**Goal**
Copy all the data exactly, except the pictures.

═══ Data provided ═══

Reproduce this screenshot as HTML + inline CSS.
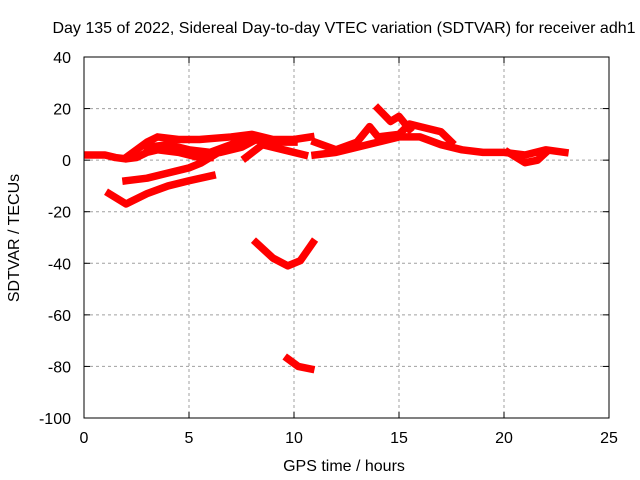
<!DOCTYPE html>
<html><head><meta charset="utf-8"><style>
body{margin:0;background:#fff;}
svg{display:block;font-family:"Liberation Sans",sans-serif;}
</style></head><body>
<svg id="chart" width="640" height="480">
<text x="344" y="33" text-anchor="middle" font-size="16">Day 135 of 2022, Sidereal Day-to-day VTEC variation (SDTVAR) for receiver adh1</text>
<g id="grid"></g><g id="axes"></g><g id="series"></g>
<text x="344" y="471" text-anchor="middle" font-size="16">GPS time / hours</text>
<text transform="translate(19,238) rotate(-90)" text-anchor="middle" font-size="16">SDTVAR / TECUs</text>
</svg>
<script>
const xTicks=[0,5,10,15,20,25];
const yTicks=[40,20,0,-20,-40,-60,-80,-100];
const seriesLowBand=[[0.2,2],[1,2],[1.5,1],[2,0.5],[2.5,1],[3,3],[3.5,4],[4.5,3],[5.5,1],[6,1]];
const seriesTopBand=[[2,1],[3,7],[3.5,9],[4.5,8],[5.5,8],[7,9],[8,10],[9,8],[10,8],[10.8,9]];
const seriesMid=[[3,5],[4,6],[5,4],[6,3],[7,6],[7.5,8],[8,8],[9,7],[10,7]];
const seriesMid2=[[5.5,2],[6.5,3],[7.5,5],[8.2,8],[9,7]];
const seriesDip=[[7.7,1],[8.5,6],[9.5,4],[10.5,2]];
const seriesNeg8=[[2,-8],[3,-7],[4,-5],[5,-3],[5.6,-1],[6.2,2]];
const seriesNeg17=[[1.2,-13],[2,-17],[3,-13],[4,-10],[5,-8],[6.1,-6]];
const seriesV=[[8.2,-32],[9,-38],[9.7,-41],[10.3,-39],[10.9,-32]];
const seriesBottom=[[9.7,-77],[10.2,-80],[10.8,-81]];
const seriesRight=[[11,2],[12,3],[13,5],[14,7],[15,9],[16,9],[17,6],[18,4],[19,3],[20,3],[21,2],[22,4],[22.9,3]];
const seriesRightUp=[[11,7],[12,4],[13,7],[13.6,13],[14,9],[15,10],[15.5,14],[16,13],[17,11],[17.5,7]];
const seriesPeak=[[14,20],[14.6,15],[15,17],[15.5,12]];
const seriesLoop=[[20.2,3],[21,-1],[21.6,0],[22,3]];
const allSeries=[seriesLowBand,seriesTopBand,seriesMid,seriesMid2,seriesDip,seriesNeg8,seriesNeg17,seriesV,seriesBottom,seriesRight,seriesRightUp,seriesPeak,seriesLoop];
const X=v=>84+v*21, Y=v=>57+(40-v)*361/140;
const NS="http://www.w3.org/2000/svg";
const mk=(t,a,p)=>{const e=document.createElementNS(NS,t);for(const k in a)e.setAttribute(k,a[k]);p.appendChild(e);return e;};
const grid=document.getElementById('grid'),axes=document.getElementById('axes'),ser=document.getElementById('series');
xTicks.forEach(t=>{
 if(t>0&&t<25){const l=mk('line',{x1:X(t),x2:X(t),y1:57,y2:418,stroke:'#a0a0a0','stroke-dasharray':'3,3'},grid);
 
 }
 const tx=mk('text',{x:X(t),y:443,'text-anchor':'middle','font-size':16},axes);tx.textContent=t;
 
 
 mk('line',{x1:X(t),x2:X(t),y1:418,y2:412,stroke:'#000'},axes);
 mk('line',{x1:X(t),x2:X(t),y1:57,y2:63,stroke:'#000'},axes);
});
yTicks.forEach(t=>{
 if(t<40&&t>-100){const l=mk('line',{x1:84,x2:609,y1:Y(t),y2:Y(t),stroke:'#a0a0a0','stroke-dasharray':'3,3'},grid);
 
 }
 const tx=mk('text',{x:71,y:Y(t)+6,'text-anchor':'end','font-size':16},axes);tx.textContent=t;
 
 
 mk('line',{x1:84,x2:90,y1:Y(t),y2:Y(t),stroke:'#000'},axes);
 mk('line',{x1:603,x2:609,y1:Y(t),y2:Y(t),stroke:'#000'},axes);
});
const fr=mk('rect',{x:84,y:57,width:525,height:361,fill:'none',stroke:'#000'},axes);


allSeries.forEach(s=>{
 const p=mk('polyline',{points:s.map(d=>X(d[0])+','+Y(d[1])).join(' '),fill:'none',stroke:'#ff0000','stroke-width':7.5,'stroke-linejoin':'round','stroke-linecap':'square'},ser);
 
 
});
</script>
</body></html>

═══

**Answer to this exercise**
Reproduce this screenshot as HTML + inline CSS.
<!DOCTYPE html>
<html><head><meta charset="utf-8"><style>
body{margin:0;background:#fff;}
svg{display:block;font-family:"Liberation Sans",sans-serif;}
</style></head><body>
<svg id="chart" width="640" height="480">
<text x="344" y="33" text-anchor="middle" font-size="16">Day 135 of 2022, Sidereal Day-to-day VTEC variation (SDTVAR) for receiver adh1</text>
<g id="grid"></g><g id="axes"></g><g id="series"></g>
<text x="344" y="471" text-anchor="middle" font-size="16">GPS time / hours</text>
<text transform="translate(19,238) rotate(-90)" text-anchor="middle" font-size="16">SDTVAR / TECUs</text>
</svg>
<script>
const xTicks=[0,5,10,15,20,25];
const yTicks=[40,20,0,-20,-40,-60,-80,-100];
const seriesLowBand=[[0.2,2],[1,2],[1.5,1],[2,0.5],[2.5,1],[3,3],[3.5,4],[4.5,3],[5.5,1],[6,1]];
const seriesTopBand=[[2,1],[3,7],[3.5,9],[4.5,8],[5.5,8],[7,9],[8,10],[9,8],[10,8],[10.8,9]];
const seriesMid=[[3,5],[4,6],[5,4],[6,3],[7,6],[7.5,8],[8,8],[9,7],[10,7]];
const seriesMid2=[[5.5,2],[6.5,3],[7.5,5],[8.2,8],[9,7]];
const seriesDip=[[7.7,1],[8.5,6],[9.5,4],[10.5,2]];
const seriesNeg8=[[2,-8],[3,-7],[4,-5],[5,-3],[5.6,-1],[6.2,2]];
const seriesNeg17=[[1.2,-13],[2,-17],[3,-13],[4,-10],[5,-8],[6.1,-6]];
const seriesV=[[8.2,-32],[9,-38],[9.7,-41],[10.3,-39],[10.9,-32]];
const seriesBottom=[[9.7,-77],[10.2,-80],[10.8,-81]];
const seriesRight=[[11,2],[12,3],[13,5],[14,7],[15,9],[16,9],[17,6],[18,4],[19,3],[20,3],[21,2],[22,4],[22.9,3]];
const seriesRightUp=[[11,7],[12,4],[13,7],[13.6,13],[14,9],[15,10],[15.5,14],[16,13],[17,11],[17.5,7]];
const seriesPeak=[[14,20],[14.6,15],[15,17],[15.5,12]];
const seriesLoop=[[20.2,3],[21,-1],[21.6,0],[22,3]];
const allSeries=[seriesLowBand,seriesTopBand,seriesMid,seriesMid2,seriesDip,seriesNeg8,seriesNeg17,seriesV,seriesBottom,seriesRight,seriesRightUp,seriesPeak,seriesLoop];
const X=v=>84+v*21, Y=v=>57+(40-v)*361/140;
const NS="http://www.w3.org/2000/svg";
const mk=(t,a,p)=>{const e=document.createElementNS(NS,t);for(const k in a)e.setAttribute(k,a[k]);p.appendChild(e);return e;};
const grid=document.getElementById('grid'),axes=document.getElementById('axes'),ser=document.getElementById('series');
xTicks.forEach(t=>{
 if(t>0&&t<25){const l=mk('line',{x1:X(t),x2:X(t),y1:57,y2:418,stroke:'#a0a0a0','stroke-dasharray':'3,3'},grid);
 
 }
 const tx=mk('text',{x:X(t),y:443,'text-anchor':'middle','font-size':16},axes);tx.textContent=t;
 
 
 mk('line',{x1:X(t),x2:X(t),y1:418,y2:412,stroke:'#000'},axes);
 mk('line',{x1:X(t),x2:X(t),y1:57,y2:63,stroke:'#000'},axes);
});
yTicks.forEach(t=>{
 if(t<40&&t>-100){const l=mk('line',{x1:84,x2:609,y1:Y(t),y2:Y(t),stroke:'#a0a0a0','stroke-dasharray':'3,3'},grid);
 
 }
 const tx=mk('text',{x:71,y:Y(t)+6,'text-anchor':'end','font-size':16},axes);tx.textContent=t;
 
 
 mk('line',{x1:84,x2:90,y1:Y(t),y2:Y(t),stroke:'#000'},axes);
 mk('line',{x1:603,x2:609,y1:Y(t),y2:Y(t),stroke:'#000'},axes);
});
const fr=mk('rect',{x:84,y:57,width:525,height:361,fill:'none',stroke:'#000'},axes);


allSeries.forEach(s=>{
 const p=mk('polyline',{points:s.map(d=>X(d[0])+','+Y(d[1])).join(' '),fill:'none',stroke:'#ff0000','stroke-width':7.5,'stroke-linejoin':'round','stroke-linecap':'square'},ser);
 
 
});
</script>
</body></html>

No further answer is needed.